____ Supplied material
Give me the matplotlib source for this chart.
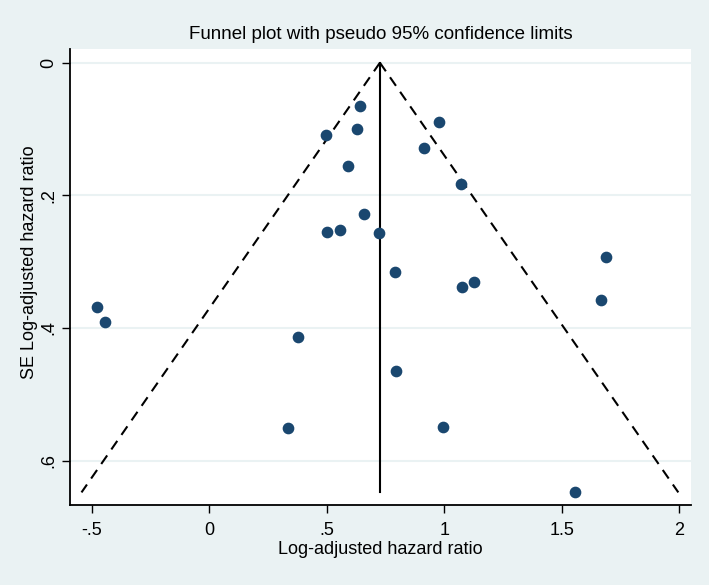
________
____ Supplied material
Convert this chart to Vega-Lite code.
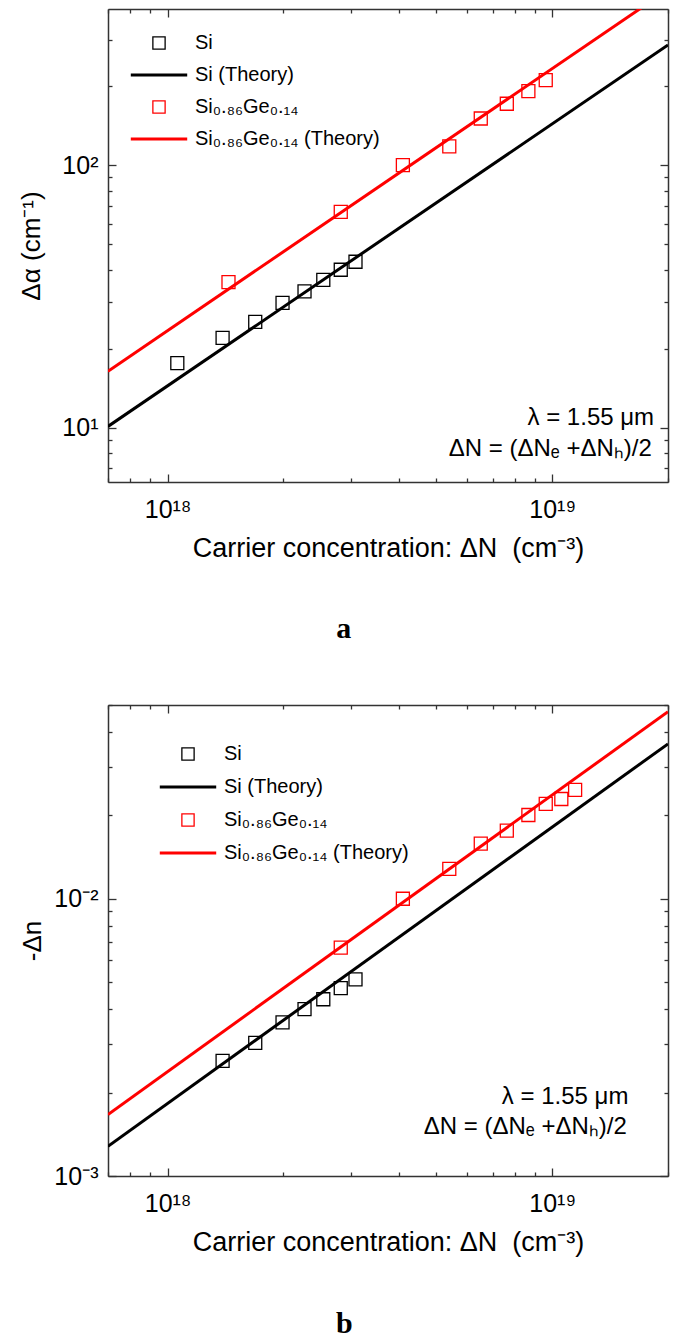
________
____ Supplied material
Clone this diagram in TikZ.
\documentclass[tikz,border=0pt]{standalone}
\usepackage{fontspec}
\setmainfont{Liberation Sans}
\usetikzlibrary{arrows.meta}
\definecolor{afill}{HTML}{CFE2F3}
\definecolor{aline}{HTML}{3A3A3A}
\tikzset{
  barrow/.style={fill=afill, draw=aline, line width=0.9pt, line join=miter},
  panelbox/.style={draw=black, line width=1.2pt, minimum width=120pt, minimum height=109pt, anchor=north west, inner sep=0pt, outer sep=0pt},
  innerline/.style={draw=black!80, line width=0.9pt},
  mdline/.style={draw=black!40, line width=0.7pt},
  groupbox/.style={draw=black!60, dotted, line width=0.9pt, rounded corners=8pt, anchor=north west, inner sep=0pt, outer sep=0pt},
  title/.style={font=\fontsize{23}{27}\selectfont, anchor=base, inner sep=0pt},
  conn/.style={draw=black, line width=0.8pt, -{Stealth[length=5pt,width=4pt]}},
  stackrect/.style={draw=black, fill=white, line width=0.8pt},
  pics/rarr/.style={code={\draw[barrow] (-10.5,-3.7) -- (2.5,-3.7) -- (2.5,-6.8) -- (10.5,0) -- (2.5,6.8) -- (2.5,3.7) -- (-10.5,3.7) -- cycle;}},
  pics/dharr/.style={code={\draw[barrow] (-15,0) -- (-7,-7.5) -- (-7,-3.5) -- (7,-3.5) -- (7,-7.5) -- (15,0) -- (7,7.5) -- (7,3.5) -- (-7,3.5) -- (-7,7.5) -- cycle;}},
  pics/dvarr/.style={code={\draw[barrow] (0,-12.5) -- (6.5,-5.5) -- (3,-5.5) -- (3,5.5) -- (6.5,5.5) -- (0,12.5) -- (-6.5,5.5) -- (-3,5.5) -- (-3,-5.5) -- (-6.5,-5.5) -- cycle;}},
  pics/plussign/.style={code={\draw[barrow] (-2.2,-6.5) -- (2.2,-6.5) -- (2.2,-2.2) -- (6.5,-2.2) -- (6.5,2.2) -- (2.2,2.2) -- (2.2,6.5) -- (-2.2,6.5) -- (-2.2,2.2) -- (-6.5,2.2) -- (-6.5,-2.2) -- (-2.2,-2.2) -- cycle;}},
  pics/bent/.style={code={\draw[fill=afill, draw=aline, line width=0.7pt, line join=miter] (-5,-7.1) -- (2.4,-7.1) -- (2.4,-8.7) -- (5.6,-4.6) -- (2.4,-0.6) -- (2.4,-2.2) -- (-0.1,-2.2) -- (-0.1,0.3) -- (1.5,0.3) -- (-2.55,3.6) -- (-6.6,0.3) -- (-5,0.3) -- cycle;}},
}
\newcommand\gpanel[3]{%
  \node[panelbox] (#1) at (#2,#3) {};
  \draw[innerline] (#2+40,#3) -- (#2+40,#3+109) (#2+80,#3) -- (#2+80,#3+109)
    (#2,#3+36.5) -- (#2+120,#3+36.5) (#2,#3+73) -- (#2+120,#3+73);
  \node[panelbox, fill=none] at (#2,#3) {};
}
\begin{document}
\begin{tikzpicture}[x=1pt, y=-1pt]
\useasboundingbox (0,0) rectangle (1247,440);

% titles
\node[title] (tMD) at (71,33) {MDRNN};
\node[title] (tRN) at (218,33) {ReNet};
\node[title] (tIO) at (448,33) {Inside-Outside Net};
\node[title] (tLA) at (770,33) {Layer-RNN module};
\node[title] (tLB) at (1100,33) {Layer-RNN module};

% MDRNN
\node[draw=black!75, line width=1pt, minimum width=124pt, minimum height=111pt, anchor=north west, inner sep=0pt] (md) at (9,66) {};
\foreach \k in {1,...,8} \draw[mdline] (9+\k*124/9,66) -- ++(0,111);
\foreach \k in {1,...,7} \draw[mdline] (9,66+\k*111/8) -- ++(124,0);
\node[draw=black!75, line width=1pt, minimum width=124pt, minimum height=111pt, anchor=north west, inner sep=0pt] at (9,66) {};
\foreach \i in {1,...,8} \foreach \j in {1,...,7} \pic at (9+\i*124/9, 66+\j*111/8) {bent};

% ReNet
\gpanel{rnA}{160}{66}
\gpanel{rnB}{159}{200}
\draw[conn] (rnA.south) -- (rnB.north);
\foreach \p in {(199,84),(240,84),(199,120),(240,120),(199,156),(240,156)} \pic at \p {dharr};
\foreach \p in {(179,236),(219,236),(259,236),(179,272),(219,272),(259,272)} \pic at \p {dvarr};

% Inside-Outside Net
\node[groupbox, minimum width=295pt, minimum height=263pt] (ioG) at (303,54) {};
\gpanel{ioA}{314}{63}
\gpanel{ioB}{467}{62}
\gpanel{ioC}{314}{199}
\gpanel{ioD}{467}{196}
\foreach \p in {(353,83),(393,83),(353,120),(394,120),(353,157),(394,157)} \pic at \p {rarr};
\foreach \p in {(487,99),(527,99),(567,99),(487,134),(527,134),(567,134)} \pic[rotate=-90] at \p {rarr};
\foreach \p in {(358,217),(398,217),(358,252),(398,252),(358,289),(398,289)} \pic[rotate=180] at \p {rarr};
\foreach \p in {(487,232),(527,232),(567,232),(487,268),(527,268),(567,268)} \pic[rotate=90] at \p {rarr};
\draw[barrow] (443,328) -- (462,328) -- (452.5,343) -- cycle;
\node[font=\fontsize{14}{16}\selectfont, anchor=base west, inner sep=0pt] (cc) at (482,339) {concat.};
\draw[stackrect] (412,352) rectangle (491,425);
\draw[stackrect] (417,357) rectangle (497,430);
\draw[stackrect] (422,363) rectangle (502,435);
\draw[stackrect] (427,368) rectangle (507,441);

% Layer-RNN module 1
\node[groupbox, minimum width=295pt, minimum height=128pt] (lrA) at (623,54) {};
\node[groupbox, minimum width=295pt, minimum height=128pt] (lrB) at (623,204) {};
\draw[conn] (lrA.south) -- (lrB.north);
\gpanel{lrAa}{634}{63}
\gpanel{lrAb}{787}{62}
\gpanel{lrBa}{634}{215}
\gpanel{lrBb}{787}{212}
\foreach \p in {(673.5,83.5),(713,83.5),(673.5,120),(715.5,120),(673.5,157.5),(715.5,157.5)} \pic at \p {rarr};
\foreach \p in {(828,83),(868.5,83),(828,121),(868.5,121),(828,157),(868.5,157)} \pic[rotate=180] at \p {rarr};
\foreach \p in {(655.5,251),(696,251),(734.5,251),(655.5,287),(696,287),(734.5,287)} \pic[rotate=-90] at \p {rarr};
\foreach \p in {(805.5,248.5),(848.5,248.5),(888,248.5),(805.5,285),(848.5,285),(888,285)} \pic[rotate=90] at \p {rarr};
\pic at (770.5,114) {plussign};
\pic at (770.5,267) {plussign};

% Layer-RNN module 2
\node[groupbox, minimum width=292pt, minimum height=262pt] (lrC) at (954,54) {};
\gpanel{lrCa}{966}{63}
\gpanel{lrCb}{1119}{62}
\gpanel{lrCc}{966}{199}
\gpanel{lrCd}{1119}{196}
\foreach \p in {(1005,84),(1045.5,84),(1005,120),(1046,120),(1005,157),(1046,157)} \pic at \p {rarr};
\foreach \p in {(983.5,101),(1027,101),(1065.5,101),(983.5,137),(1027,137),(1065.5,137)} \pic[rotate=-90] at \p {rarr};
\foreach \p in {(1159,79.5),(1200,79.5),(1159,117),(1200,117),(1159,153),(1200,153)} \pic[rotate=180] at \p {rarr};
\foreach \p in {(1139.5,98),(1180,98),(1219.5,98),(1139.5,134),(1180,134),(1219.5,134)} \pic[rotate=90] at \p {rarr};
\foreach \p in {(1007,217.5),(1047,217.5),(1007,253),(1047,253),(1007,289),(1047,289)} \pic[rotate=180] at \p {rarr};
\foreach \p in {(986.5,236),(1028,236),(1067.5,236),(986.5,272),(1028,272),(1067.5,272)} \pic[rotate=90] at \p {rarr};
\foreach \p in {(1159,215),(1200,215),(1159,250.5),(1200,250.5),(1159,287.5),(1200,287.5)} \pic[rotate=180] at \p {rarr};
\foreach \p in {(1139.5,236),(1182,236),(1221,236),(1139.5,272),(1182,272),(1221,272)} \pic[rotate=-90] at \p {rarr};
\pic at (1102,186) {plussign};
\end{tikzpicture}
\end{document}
________
▶ _Written task_
Using the listing, copy every line where the word "chart" shows up.

▶ _Right answer_
Give me the matplotlib source for this chart.
Convert this chart to Vega-Lite code.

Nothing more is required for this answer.